Fish of many kinds, lobsters, shrimp, crabs, scallops, oysters, Alams and sea cucumbers populate the menu, but by no means to the exclusion of meat dishes. Most are simple, and one of the most pleasant is the Peking duck. The restaurant serves large birds (so large that a pair of guests canceled an order for a second entree), which are carved at the table, the segments of meat and crisp skin then rolled inside rice pancakes spread with sweet sauce and slivered scallions. Specify a duck roasted long enough to cook away the bird’s heavy layer of fat.

In an entirely different vein, the place serves classic dim sum luncheons, which on the weekends commence at 8 a.m. Dim sum, or pastries and various small dishes, can be quite a treat, and a pair of guests should be able to try six or seven varieties without spending more than $10. Carts bearing six or seven choices circle the room, and in the course of a meal one should be able to select from among 20 or more.

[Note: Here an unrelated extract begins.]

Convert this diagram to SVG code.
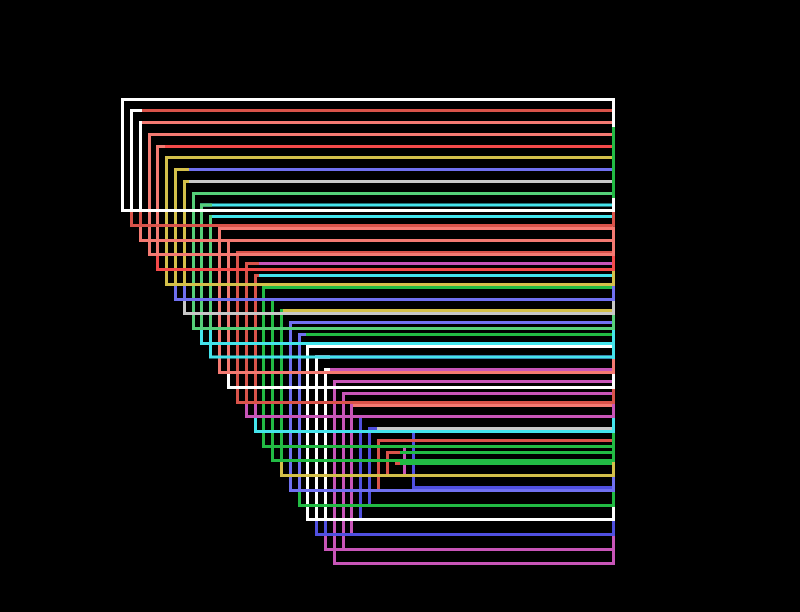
<svg xmlns="http://www.w3.org/2000/svg" width="800" height="612" viewBox="0 0 800 612">
<style>
path{fill:none;stroke-width:3;stroke-linejoin:miter;stroke-linecap:butt}
.w{stroke:#ffffff}.r{stroke:#d9534a}.s{stroke:#f47a72}.rb{stroke:#f44a4a}.y{stroke:#d4c04a}.v{stroke:#7070f0}.gy{stroke:#c8c8c8}.lg{stroke:#55d079}.c{stroke:#44e4ec}.gd{stroke:#22bb44}.m{stroke:#c855b8}.b{stroke:#5050e0}
.fw{fill:#ffffff}.fr{fill:#d9534a}.fs{fill:#f47a72}.frb{fill:#f44a4a}.fy{fill:#d4c04a}.fv{fill:#7070f0}.fgy{fill:#c8c8c8}.flg{fill:#55d079}.fc{fill:#44e4ec}.fgd{fill:#22bb44}.fm{fill:#c855b8}.fb{fill:#5050e0}
</style>
<rect x="0" y="0" width="800" height="612" fill="#000000"/>
<g id="connectors">
<path class="b" d="M613,431.5 H413.5 V487.5 H613"/>
<path class="m" d="M613,446.5 H404.5 V475.5 H613"/>
<path class="gd" d="M613,463.5 H395"/>
<path class="gd" d="M613,452.5 H387.5 V475.5 H613"/>
<path class="r" d="M613,440.5 H378.5 V490.5 H613"/>
<path class="r" d="M400,452.5 H387.5 V477 M400,463.5 H395"/>
<path class="gy" d="M613,428.5 H369.5 V505.5 H613"/>
<path class="b" d="M613,416.5 H360.5 V519.5 H613"/>
<path class="b" d="M377,428.5 H369.5 V507"/>
<path class="s" d="M613,405.5 H351.5 V534.5 H613"/>
<path class="m" d="M613,393.5 H343.5 V549.5 H613"/>
<path class="m" d="M353,405.5 H351.5 V536"/>
<path class="m" d="M613,381.5 H334.5 V563.5 H613"/>
<path class="m" d="M353,393.5 H343.5 V551 M353,405.5 H351.5 V536"/>
<path class="m" d="M613,369.5 H325.5 V549.5 H613"/>
<path class="b" d="M613,357 H316.5 V534.5 H613"/>
<path class="b" d="M330,369.5 H325.5 V536"/>
<path class="w" d="M613,346.5 H307.5 V519.5 H613"/>
<path class="w" d="M330,357 H316.5 V521 M330,369.5 H325.5 V521"/>
<path class="gd" d="M613,334.5 H299.5 V505.5 H613"/>
<path class="v" d="M613,322.5 H290.5 V490.5 H613"/>
<path class="v" d="M306,334.5 H299.5 V492"/>
<path class="y" d="M613,310.5 H281.5 V475.5 H613"/>
<path class="gd" d="M613,299.5 H272.5 V460.5 H613"/>
<path class="gd" d="M283,310.5 H281.5 V462"/>
<path class="gd" d="M613,287.5 H263.5 V446.5 H613"/>
<path class="gd" d="M283,299.5 H272.5 V448 M283,310.5 H281.5 V448"/>
<path class="c" d="M613,275.5 H255.5 V431.5 H613"/>
<path class="m" d="M613,263.5 H246.5 V416.5 H613"/>
<path class="m" d="M259,275.5 H255.5 V418"/>
<path class="r" d="M613,252.5 H237.5 V402.5 H613"/>
<path class="r" d="M259,263.5 H246.5 V404 M259,275.5 H255.5 V404"/>
<path class="w" d="M613,240.5 H228.5 V387.5 H613"/>
<path class="s" d="M613,228.5 H219.5 V372.5 H613"/>
<path class="s" d="M230,240.5 H228.5 V374"/>
<path class="c" d="M613,216.5 H210.5 V357 H613"/>
<path class="c" d="M613,205 H201.5 V343.5 H613"/>
<path class="c" d="M212,216.5 H210.5 V345"/>
<path class="lg" d="M613,193.5 H193.5 V328.5 H613"/>
<path class="lg" d="M212,205 H201.5 V330 M212,216.5 H210.5 V330"/>
<path class="gy" d="M613,181.5 H184.5 V313.5 H613"/>
<path class="v" d="M613,169.5 H175.5 V299.5 H613"/>
<path class="v" d="M189,181.5 H184.5 V301"/>
<path class="y" d="M613,157.5 H166.5 V284.5 H613"/>
<path class="y" d="M189,169.5 H175.5 V286 M189,181.5 H184.5 V286"/>
<path class="rb" d="M613,146.5 H157.5 V269.5 H613"/>
<path class="s" d="M613,134.5 H149.5 V254.5 H613"/>
<path class="s" d="M165,146.5 H157.5 V256"/>
<path class="s" d="M613,122.5 H140.5 V240.5 H613"/>
<path class="r" d="M613,110.5 H131.5 V225.5 H613"/>
<path class="r" d="M142,122.5 H140.5 V227"/>
<path class="w" d="M613,99.5 H122.5 V210.5 H613"/>
<path class="w" d="M142,110.5 H131.5 V212 M142,122.5 H140.5 V212"/>
</g>
<g id="node-a"><rect class="fw" x="612" y="98" width="3" height="29"/></g>
<g id="node-b"><rect class="fgd" x="612" y="127" width="3" height="71"/></g>
<g id="node-c"><rect class="fw" x="612" y="198" width="3" height="14"/></g>
<g id="node-d"><rect class="fr" x="612" y="212" width="3" height="14.5"/></g>
<g id="node-e"><rect class="fs" x="612" y="226.5" width="3" height="29.5"/></g>
<g id="node-f"><rect class="frb" x="612" y="256" width="3" height="15"/></g>
<g id="node-g"><rect class="fy" x="612" y="271" width="3" height="15"/></g>
<g id="node-h"><rect class="fv" x="612" y="286" width="3" height="15"/></g>
<g id="node-i"><rect class="fgy" x="612" y="301" width="3" height="14"/></g>
<g id="node-j"><rect class="flg" x="612" y="315" width="3" height="15"/></g>
<g id="node-k"><rect class="fc" x="612" y="330" width="3" height="29"/></g>
<g id="node-l"><rect class="fs" x="612" y="359" width="3" height="15"/></g>
<g id="node-m"><rect class="fw" x="612" y="374" width="3" height="15"/></g>
<g id="node-n"><rect class="fr" x="612" y="389" width="3" height="15"/></g>
<g id="node-o"><rect class="fm" x="612" y="404" width="3" height="14"/></g>
<g id="node-p"><rect class="fc" x="612" y="418" width="3" height="15"/></g>
<g id="node-q"><rect class="fgd" x="612" y="433" width="3" height="29"/></g>
<g id="node-r"><rect class="fy" x="612" y="462" width="3" height="15"/></g>
<g id="node-s"><rect class="fv" x="612" y="477" width="3" height="15"/></g>
<g id="node-t"><rect class="fgd" x="612" y="492" width="3" height="15"/></g>
<g id="node-u"><rect class="fw" x="612" y="507" width="3" height="14"/></g>
<g id="node-v"><rect class="fb" x="612" y="521" width="3" height="15"/></g>
<g id="node-w"><rect class="fm" x="612" y="536" width="3" height="29"/></g>
</svg>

Typical and pleasant are har gow, or transparent steamed pastries filled with shrimp; sausage buns filled with fatty but exquisite Chinese sausage; turnip cakes, which must be eaten burning hot, when they are like German potato cakes or Jewish latkes; curried beef turnovers; crisp fried dumplings filled with minced shrimp, pork and greens, and shrimp “meatballs,” which bear an uncanny resemblance to French seafood quenelles. The barbecued pork buns have a good filling, but the dough is rather like mashed Wonder bread.

CANTON SEAFOOD RESTAURANT

4134 University Ave., San Diego

281-6008

Lunch and dinner served daily.

Credit cards accepted.

Dinner for two, including a glass of wine each, tax and tip, $20 to $40.